Some critics say that notwithstanding the intentions of Alt and his counterparts elsewhere, many practices by state game agencies and private landowners could still increase deer numbers despite the shift in killing patterns.

For example, some opponents of hunting say, Pennsylvania and other states - often using millions of dollars in federal money collected through firearms taxes - raise forests' carrying capacity for deer by clearing patches in the woods and cultivating food plants like clover.

Sue Russell, a founder of the New Jersey League of Animal Protection Voters, said quality deer management not only encouraged shooting does, but also encouraged landowners to provide wild deer with food.

That practice was evident on Alt's tour.
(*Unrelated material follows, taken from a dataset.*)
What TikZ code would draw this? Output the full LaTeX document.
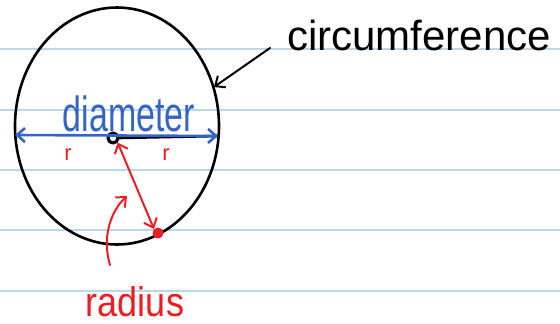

He and Grasavage passed a 600-acre tract owned by a deer hunter who had cleared wooded hills and carpeted them with cornfields - all intended for deer.

A few miles away, Alt spent half an hour hearing complaints from the Castrogiovanni family, whose 600-acre dairy farm is losing corn, tree seedlings and sprouting seed to roving herds. In essence, the only difference between the two nearby properties was that one was raising and fattening livestock while the other was raising and fattening deer. The goal of such practices, Russell said, is "to create more targets for more hunters."